Tuesday, May 26, 2009

Matthew McConaughey & Cyanide Certified DVDs

Hi, I'm Matthew McConaughey, the Richard Gere of my acting generation. Sure, I was awesome in Dazed & Confused, but that was a long time ago and just one of those things we call flukes. Since then, I've let my douche-flag fly in such hits -- all of which have afforded me numerous opportunities to take off my shirt -- as Ghosts of Girlfriends Past, Fool's Gold, Failure to Launch, How to Lose a Guy in 10 Days and a stack of others arranged for me by Celebrity Welfare Services of Burbank, California.

That's why I'm here to tell you about Cyanide Certified DVDs and their Shill Edition series of my movies. Each Cyanide Certified DVD comes with a genuine cyanide caplet that's guaranteed to kill within five minutes of swallowing. My movies aren't for everyone -- at least for anyone who has a penis, any connection to reality, or taste, or has not recently suffered a brain injury, or ever seen films outside of the North Korean film industry -- so Cyanide Certified DVDs and I want to give you that much-needed "out" when you're faced with having to watching one of my movies.

Just because I'm only in it for the money, doesn't mean you are.

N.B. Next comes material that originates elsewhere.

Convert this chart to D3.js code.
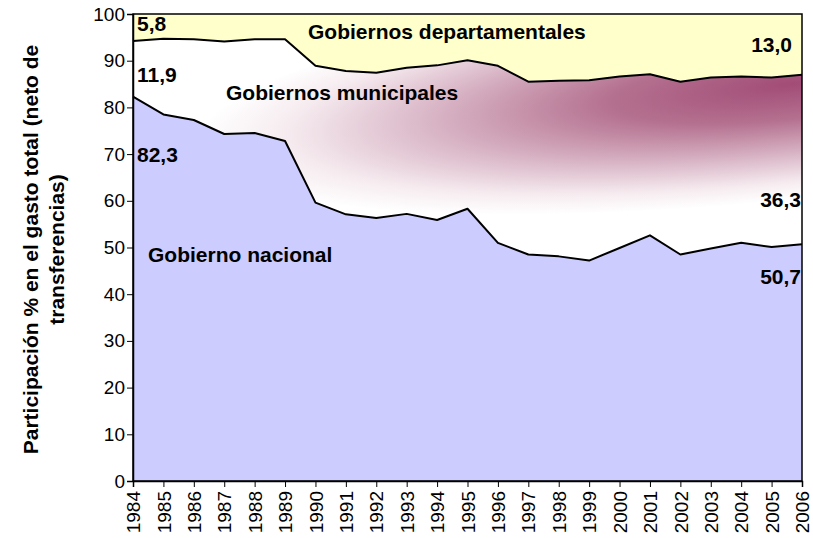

So, the next time your loved one recommends watching one of my movies, make sure it's a Cyanide Certified DVD from the Shill Edition series. Your life depends on it.

3 comments:

Darryl said...

you were also awesome in Saharia

Chuck said...

Is there a liquid form.

Whetam Gnauckweirst said...

I believe scientists are working on a quick-release Cyanide patch, as well.